CeBiTec Colloquium


Monday, July 12th 2010, 17 c.t.


G2-104, CeBiTec Building


Prof. Dr. Angelika Mustroph

Lehrstuhl Pflanzenphysiologie, Universität Bayreuth


Actual methods for gene expression analysis – from gene expression changes in different cell types to a cross-species comparison

  Microarray analysis is a large-scale technology to study the genome-wide response of organisms to environmental changes such as oxygen deficiency stress. Traditionally, microarrays are used to monitor changes in the steady-state abundance of total cellular mRNAs: the transcriptome. Many transcriptome studies have been published for the model plant Arabidopsis thaliana reporting changes in gene expression on the whole-plant level or on a single organ. Here, I will present analyses of transcript adjustments to environmental changes aimed to provide a better resolution, focusing on the example of plant responses to low oxygen stress (hypoxia). First, we developed a technique to isolate mRNA not only from whole organs, but also from different cell types of an organ. This technique is based on the immunopurification of FLAG-tagged ribosomes expressed in specific cell types of Arabidopsis, thus enabling the isolation of mRNAs associated with ribosomes, which we refer to as the translatome.
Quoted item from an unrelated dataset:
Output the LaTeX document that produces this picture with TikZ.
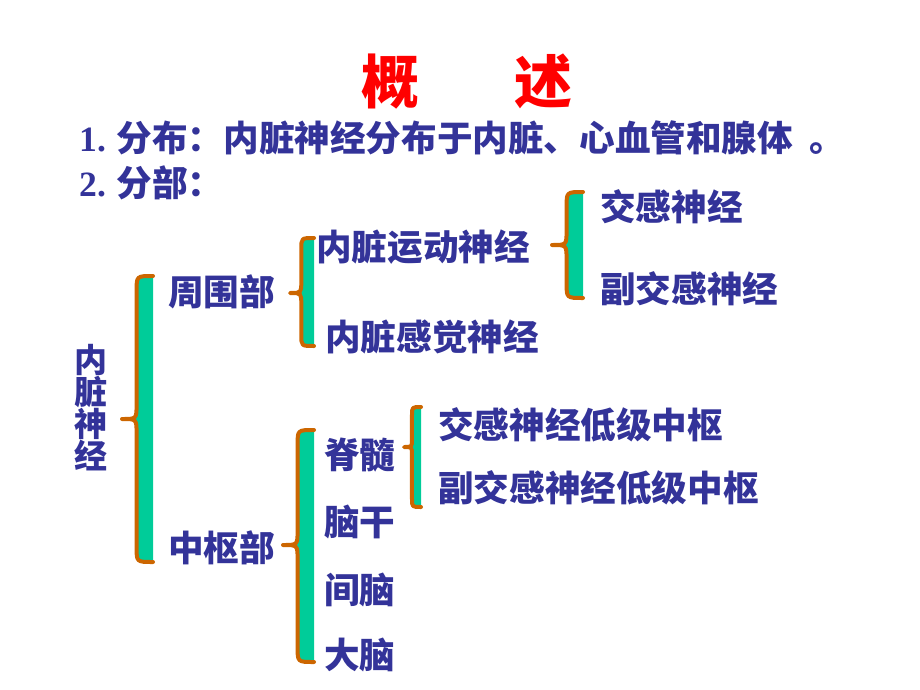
\documentclass[tikz,border=0pt]{standalone}
\usepackage{fontspec}
\usepackage{xcolor}
\usepackage{tikz}
\usetikzlibrary{positioning, calc}

\newfontfamily\cjk{Noto Sans CJK SC}
\newfontfamily\numfont{Liberation Serif}

\definecolor{txtblue}{RGB}{51,51,153}
\definecolor{braceorange}{RGB}{204,102,0}
\definecolor{braceteal}{RGB}{0,204,153}

% curly brace: tip x, right x, top y, bottom y, tip y
\newcommand{\nbrace}[5]{%
	\pgfmathsetmacro{\bsx}{#1+0.47*(#2-#1)}%
	\pgfmathsetmacro{\bcr}{0.9*(#2-\bsx)}%
	\pgfmathsetmacro{\bcq}{1.0*(\bsx-#1)}%
	\fill[braceteal] (#2,#3) .. controls (\bsx,#3) .. (\bsx,#3+\bcr) -- (\bsx,#5-\bcq)
		.. controls (\bsx,#5) .. (#1,#5) .. controls (\bsx,#5) .. (\bsx,#5+\bcq)
		-- (\bsx,#4-\bcr) .. controls (\bsx,#4) .. (#2,#4) -- cycle;
	\draw[braceline] (#2,#3) .. controls (\bsx,#3) .. (\bsx,#3+\bcr) -- (\bsx,#5-\bcq)
		.. controls (\bsx,#5) .. (#1,#5) .. controls (\bsx,#5) .. (\bsx,#5+\bcq)
		-- (\bsx,#4-\bcr) .. controls (\bsx,#4) .. (#2,#4);
}

\begin{document}
\begin{tikzpicture}[
		x=1pt, y=-1pt,
		title/.style={font=\cjk\bfseries\fontsize{58}{60}\selectfont, text=red, inner sep=0pt},
		txt/.style={font=\cjk\bfseries\fontsize{35.6}{40}\selectfont, text=txtblue, inner sep=0pt, anchor=west},
		vtxt/.style={font=\cjk\bfseries\fontsize{33}{32}\selectfont, text=txtblue, inner sep=0pt, align=center},
		braceline/.style={draw=braceorange, line width=4pt, line join=round, line cap=round}
		]
		
		\useasboundingbox (0,0) rectangle (920,690);
		
		% Title and intro lines
		\node[title] (head) at (467,82) {概\hspace{96pt}述};
		\node[txt] (line1) at (79,138) {{\numfont\bfseries 1.} 分布：内脏神经分布于内脏、心血管和腺体\hspace{0.45em}。};
		\node[txt] (line2) at (79,183) {{\numfont\bfseries 2.} 分部：};
		
		% Root
		\node[vtxt] (root) at (91,408) {内\\脏\\神\\经};
		
		% Peripheral part
		\node[txt] (peri) at (168,292) {周围部};
		\node[txt] (motor) at (316,247) {内脏运动神经};
		\node[txt] (sensory) at (325,337) {内脏感觉神经};
		\node[txt] (symp) at (600,207) {交感神经};
		\node[txt] (parasymp) at (600,289) {副交感神经};
		
		% Central part
		\node[txt] (central) at (168,548) {中枢部};
		\node[txt] (spinal) at (324,455) {脊髓};
		\node[txt] (stem) at (324,522) {脑干};
		\node[txt] (dien) at (324,590) {间脑};
		\node[txt] (cerebrum) at (324,655) {大脑};
		\node[txt] (sympc) at (438,425) {交感神经低级中枢};
		\node[txt] (parasympc) at (438,488) {副交感神经低级中枢};
		
		% Braces
		\nbrace{122}{153}{276}{562}{419}
		\nbrace{290}{314}{238}{346}{293}
		\nbrace{552}{583}{192}{298}{245}
		\nbrace{283}{314}{430}{662}{545}
		\nbrace{404}{421}{407}{507}{447}
		
	\end{tikzpicture}
\end{document}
By evaluation of translatomes of 21 root and shoot cell type populations in control and hypoxia-stressed seedlings, we discovered 49 genes co-induced by hypoxia across diverse cell types, while cell-type specific differences were most evident in mRNAs that were reduced by hypoxia (Mustroph et al., 2009, PNAS 106:18843-18848; Subsequently, we expanded our gene expression analysis by comparing the transcriptomic response of Arabidopsis to low-oxygen stress to other plant species as well as animals, fungi and bacteria (Mustroph et al., 2010, Plant Physiology 152:1484-1500). The evidence of common metabolic adaptations contrasted with distinctions in signal transduction across organisms and kingdoms.